Sugar for splice(select(*src) for src in sources) with a unit guard. When
you need a transform between selecting and splicing (e.g. a growth rate),
compose select() and splice() directly instead — that is the whole
reason select() is exposed separately.
Parameters
sources
Ordered iterable of (data, meta, selector), highest priority
first (same priority rule as splice()):
- ``data`` — ``dict[table_name, DataFrame]`` from ``read_abs_cat``.
- ``meta`` — the matching metadata DataFrame.
- ``selector`` — ``{search_value: meta_column}`` for ``find_abs_id``,
e.g. ``{"Index Numbers ; All groups CPI ; Australia ;": mc.did,
"Index Numbers": mc.unit, "Quarter": mc.freq}``. In the common case
the only thing differing between two sources is the frequency, so a
shared *base* selector composes with ``base | {"Quarter": mc.freq}``.
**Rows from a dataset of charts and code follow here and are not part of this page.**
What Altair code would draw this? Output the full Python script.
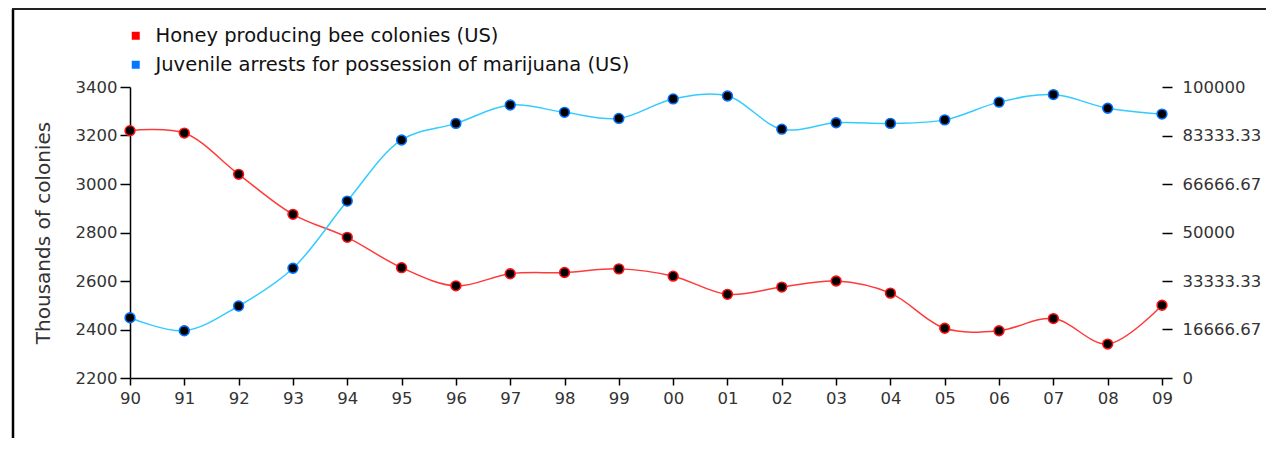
import altair as alt
import pandas as pd

years = ["90", "91", "92", "93", "94", "95", "96", "97", "98", "99",
         "00", "01", "02", "03", "04", "05", "06", "07", "08", "09"]
bee_colonies = [3220, 3210, 3040, 2875, 2780, 2655, 2580, 2630, 2635, 2650,
                2620, 2545, 2575, 2600, 2550, 2405, 2395, 2445, 2340, 2500]
juvenile_arrests = [20700, 16250, 24750, 37700, 60800, 81800, 87500, 93800, 91300, 89200,
                    95900, 96900, 85500, 87700, 87500, 88700, 94800, 97400, 92700, 90700]
series_names = ["Honey producing bee colonies (US)",
                "Juvenile arrests for possession of marijuana (US)"]
legend_colors = ["#ff0000", "#0078ff"]
line_colors = ["#ff3a3a", "#33ccff"]
ring_colors = ["#ff1010", "#0070ff"]
left_ticks = [2200, 2400, 2600, 2800, 3000, 3200, 3400]
right_ticks = [0, 16666.67, 33333.33, 50000, 66666.67, 83333.33, 100000]

W, H = 1032, 291
FONT = "DejaVu Sans"

bee_df = pd.DataFrame({"year": years, "value": bee_colonies})
juv_df = pd.DataFrame({"year": years, "value": juvenile_arrests})
legend_df = pd.DataFrame({"series": series_names})

x_enc = alt.X("year:O", sort=years, scale=alt.Scale(type="point", padding=0),
              axis=alt.Axis(title=None, labelAngle=0, tickSize=7, labelPadding=5,
                            domainColor="black", tickColor="black", domainWidth=1.5, tickWidth=1.5))

y_left = alt.Y("value:Q", scale=alt.Scale(domain=[2200, 3400], nice=False, zero=False),
               axis=alt.Axis(title="Thousands of colonies", orient="left", values=left_ticks,
                             format="d", tickSize=10, labelPadding=3, titlePadding=22,
                             domainColor="black", tickColor="black", domainWidth=1.5, tickWidth=1.5))
y_right = alt.Y("value:Q", scale=alt.Scale(domain=[0, 100000], nice=False),
                axis=alt.Axis(title=None, orient="right", values=right_ticks, domain=False,
                              tickSize=10, labelPadding=10, labelExpr="datum.value + ''",
                              tickColor="black", tickWidth=1.5))

bee_line = alt.Chart(bee_df).mark_line(interpolate="catmull-rom", color=line_colors[0],
                                       strokeWidth=1.5).encode(x=x_enc, y=y_left)
bee_pts = alt.Chart(bee_df).mark_point(filled=True, fill="black", stroke=ring_colors[0],
                                       opacity=1, size=95, strokeWidth=1.6).encode(
    x=x_enc, y=y_left)
juv_line = alt.Chart(juv_df).mark_line(interpolate="catmull-rom", color=line_colors[1],
                                       strokeWidth=1.5).encode(x=x_enc, y=y_right)
juv_pts = alt.Chart(juv_df).mark_point(filled=True, fill="black", stroke=ring_colors[1],
                                       opacity=1, size=95, strokeWidth=1.6).encode(
    x=x_enc, y=y_right)

legend_layer = alt.Chart(legend_df).mark_square(size=0, opacity=1).encode(
    x=alt.value(0), y=alt.value(0),
    color=alt.Color("series:N",
                    scale=alt.Scale(domain=series_names, range=legend_colors),
                    legend=alt.Legend(title=None, orient="none", legendX=-4, legendY=-61,
                                      symbolType="square", symbolSize=64, rowPadding=8,
                                      symbolStrokeWidth=0, symbolOpacity=1, labelLimit=0,
                                      labelFontSize=19.5, labelFont=FONT, labelColor="#111",
                                      labelOffset=10, padding=0)))

frame_df = pd.DataFrame({"k": [0]})
frame_left = alt.Chart(frame_df).mark_rule(color="black", strokeWidth=2.5).encode(
    x=alt.value(-117), y=alt.value(-78), y2=alt.value(H + 80))
frame_top = alt.Chart(frame_df).mark_rule(color="#222", strokeWidth=2).encode(
    x=alt.value(-118), x2=alt.value(W + 120), y=alt.value(-78))

left_layer = alt.layer(bee_line, bee_pts)
right_layer = alt.layer(juv_line, juv_pts)

chart = alt.layer(frame_left, frame_top, legend_layer, left_layer, right_layer).resolve_scale(
    y="independent"
).properties(
    width=W, height=H,
    padding={"left": 122, "top": 79, "right": 104, "bottom": 60},
    autosize=alt.AutoSizeParams(type="none"),
).configure_view(stroke=None).configure_axis(
    grid=False, labelFont=FONT, labelFontSize=16.5, labelColor="#333",
    titleFont=FONT, titleFontSize=20, titleFontWeight="normal", titleColor="#333",
)

chart.save("out.html", embed_options={"renderer": "svg", "actions": False})
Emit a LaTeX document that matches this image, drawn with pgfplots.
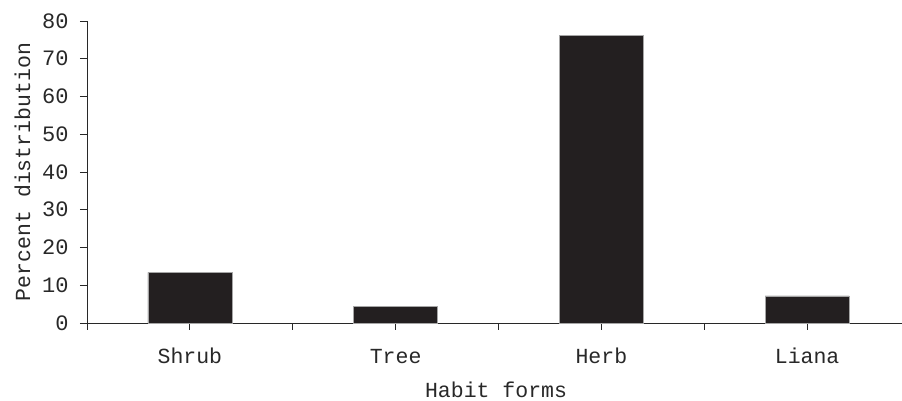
\documentclass[border=0pt]{standalone}
\usepackage{pgfplots}
\pgfplotsset{compat=1.18}
\usepackage{fontspec}
\setmainfont{Liberation Mono}
\definecolor{barc}{RGB}{35,31,32}
\definecolor{axc}{RGB}{40,40,40}
\begin{document}
\begin{tikzpicture}
\begin{axis}[
  name=ax,
  scale only axis,
  width=823bp, height=302bp,
  xmin=-0.5, xmax=3.5,
  ymin=0, ymax=80,
  axis x line*=bottom, axis y line*=left,
  axis line style={axc, line width=0.9bp},
  every tick/.style={axc, line width=0.9bp},
  tick align=outside,
  major tick length=7bp,
  xtick={0,1,2,3},
  xticklabels={Shrub,Tree,Herb,Liana},
  extra x ticks={-0.5,0.5,1.5,2.5,3.5},
  extra x tick labels={},
  ytick={0,10,...,80},
  /pgf/number format/assume math mode=true,
  xticklabel style={font=\fontsize{21.5bp}{24bp}\selectfont, text=axc, anchor=base, yshift=-34bp},
  yticklabel style={font=\fontsize{22bp}{24bp}\selectfont, text=axc, xshift=-8bp},
  label style={font=\fontsize{21.5bp}{24bp}\selectfont, text=axc},
  xlabel={Habit forms},
  ylabel={Percent distribution},
  ylabel style={at={(rel axis cs:-0.0784,0.5)}, anchor=center},
  xlabel style={at={(rel axis cs:0.497,-0.222)}, anchor=center},
  clip=false,
]
\addplot[ybar, bar width=84bp, fill=barc, draw=gray!70, line width=0.4bp]
  coordinates {(0,13.4) (1,4.5) (2,76.2) (3,7.2)};
\end{axis}
\pgfresetboundingbox
\path[use as bounding box] ([xshift=-87bp,yshift=-78bp]ax.south west) rectangle ([xshift=-8bp,yshift=21bp]ax.north east);
\end{tikzpicture}
\end{document}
target, rebase, agg, output, fill, name
Passed straight through to splice().
require_same_units
Forwarded to select(): if True (default) raise when the
selected segments carry mixed units; False overrides (the result is
then labelled with the highest-priority segment's unit).
Returns
tuple[Series, str, DataFrame]
The spliced series, its unit (the highest-priority segment's unit), and
the splice() join report, augmented with series_id and
unit columns recording what each segment resolved to.